▶ [REQUIRED WORK]:
Select all lines holding the word "this" from the entries that follow.

▶ [TASK INPUTS]:

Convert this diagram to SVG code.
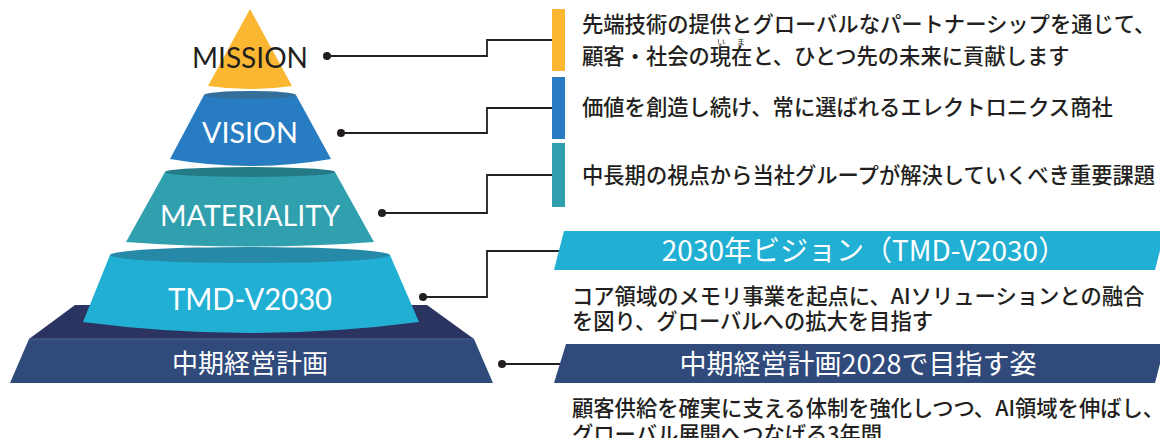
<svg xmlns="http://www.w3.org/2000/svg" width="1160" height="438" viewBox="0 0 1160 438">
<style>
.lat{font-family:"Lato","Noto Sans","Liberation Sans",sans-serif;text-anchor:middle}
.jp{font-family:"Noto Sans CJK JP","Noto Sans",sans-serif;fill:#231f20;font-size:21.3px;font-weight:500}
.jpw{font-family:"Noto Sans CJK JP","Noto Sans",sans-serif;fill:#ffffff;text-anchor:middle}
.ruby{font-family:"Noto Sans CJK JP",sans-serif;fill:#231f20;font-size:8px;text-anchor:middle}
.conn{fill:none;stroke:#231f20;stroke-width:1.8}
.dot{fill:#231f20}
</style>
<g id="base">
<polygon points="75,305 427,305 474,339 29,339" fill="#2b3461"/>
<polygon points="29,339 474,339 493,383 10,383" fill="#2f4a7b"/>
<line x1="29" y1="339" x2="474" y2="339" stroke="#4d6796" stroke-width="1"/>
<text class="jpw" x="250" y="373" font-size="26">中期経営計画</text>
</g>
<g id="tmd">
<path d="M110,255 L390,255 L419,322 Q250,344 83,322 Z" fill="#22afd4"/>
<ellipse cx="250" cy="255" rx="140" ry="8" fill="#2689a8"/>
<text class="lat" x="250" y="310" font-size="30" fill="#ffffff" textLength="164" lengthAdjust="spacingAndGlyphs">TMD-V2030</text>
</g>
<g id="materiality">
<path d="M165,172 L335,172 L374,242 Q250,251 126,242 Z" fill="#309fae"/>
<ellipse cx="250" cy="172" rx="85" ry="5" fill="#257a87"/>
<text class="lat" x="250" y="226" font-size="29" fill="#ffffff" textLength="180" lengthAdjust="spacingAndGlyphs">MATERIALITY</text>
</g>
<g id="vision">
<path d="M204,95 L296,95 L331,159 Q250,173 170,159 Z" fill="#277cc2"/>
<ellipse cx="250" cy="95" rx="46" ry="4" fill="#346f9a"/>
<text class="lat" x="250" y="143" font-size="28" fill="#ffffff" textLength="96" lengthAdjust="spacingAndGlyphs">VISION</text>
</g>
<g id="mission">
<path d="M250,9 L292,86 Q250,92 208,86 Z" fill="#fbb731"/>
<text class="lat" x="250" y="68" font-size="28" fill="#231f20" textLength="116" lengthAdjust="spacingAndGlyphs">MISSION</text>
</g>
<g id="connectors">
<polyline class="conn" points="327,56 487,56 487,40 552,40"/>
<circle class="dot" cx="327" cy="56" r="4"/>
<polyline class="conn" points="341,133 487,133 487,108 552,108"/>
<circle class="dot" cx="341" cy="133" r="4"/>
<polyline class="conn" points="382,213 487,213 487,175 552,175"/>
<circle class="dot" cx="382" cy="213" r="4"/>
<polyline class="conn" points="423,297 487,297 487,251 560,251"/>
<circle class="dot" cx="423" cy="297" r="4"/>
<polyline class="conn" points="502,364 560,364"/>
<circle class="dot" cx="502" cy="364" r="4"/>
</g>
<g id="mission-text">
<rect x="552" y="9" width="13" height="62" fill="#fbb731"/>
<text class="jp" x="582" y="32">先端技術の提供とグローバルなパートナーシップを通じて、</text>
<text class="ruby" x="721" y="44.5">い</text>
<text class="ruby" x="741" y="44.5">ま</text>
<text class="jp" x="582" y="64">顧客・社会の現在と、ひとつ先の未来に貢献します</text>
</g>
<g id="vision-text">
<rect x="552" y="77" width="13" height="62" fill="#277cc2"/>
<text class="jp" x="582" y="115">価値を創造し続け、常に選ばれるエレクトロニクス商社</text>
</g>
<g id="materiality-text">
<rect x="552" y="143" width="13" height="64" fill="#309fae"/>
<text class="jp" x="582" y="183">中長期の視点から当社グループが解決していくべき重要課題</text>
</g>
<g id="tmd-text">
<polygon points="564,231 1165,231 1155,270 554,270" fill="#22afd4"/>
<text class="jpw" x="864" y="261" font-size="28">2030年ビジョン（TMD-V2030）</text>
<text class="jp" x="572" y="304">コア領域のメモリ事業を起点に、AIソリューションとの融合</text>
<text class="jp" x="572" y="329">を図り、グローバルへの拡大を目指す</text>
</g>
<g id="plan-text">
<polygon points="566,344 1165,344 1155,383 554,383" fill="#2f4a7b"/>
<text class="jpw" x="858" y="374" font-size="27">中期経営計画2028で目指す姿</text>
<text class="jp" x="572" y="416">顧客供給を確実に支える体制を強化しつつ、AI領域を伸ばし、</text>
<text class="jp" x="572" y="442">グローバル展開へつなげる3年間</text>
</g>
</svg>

...

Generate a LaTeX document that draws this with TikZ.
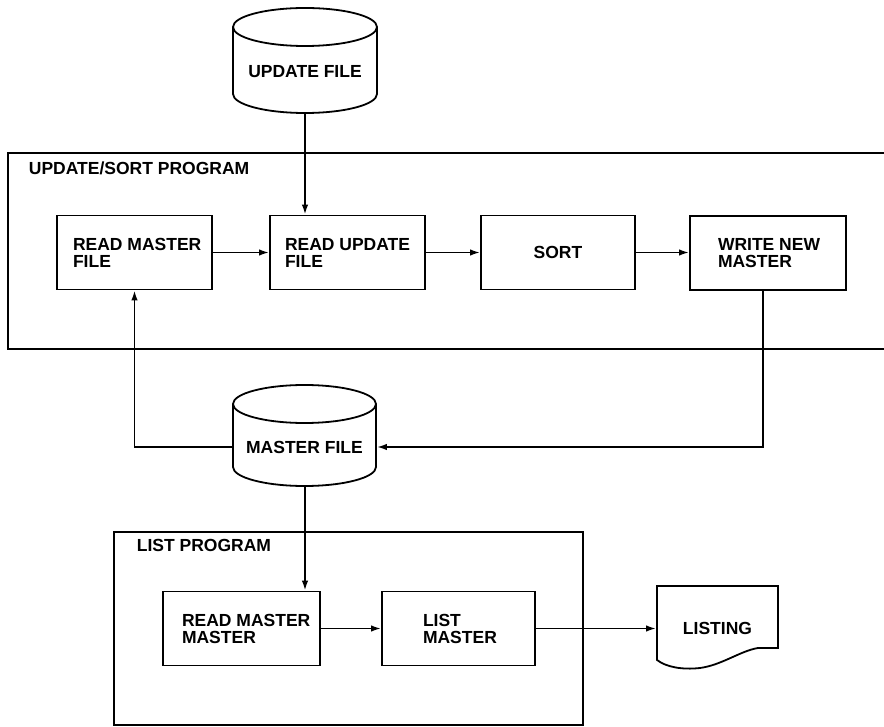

▶ [CORRECT ANSWER]:
Convert this diagram to SVG code.
Generate a LaTeX document that draws this with TikZ.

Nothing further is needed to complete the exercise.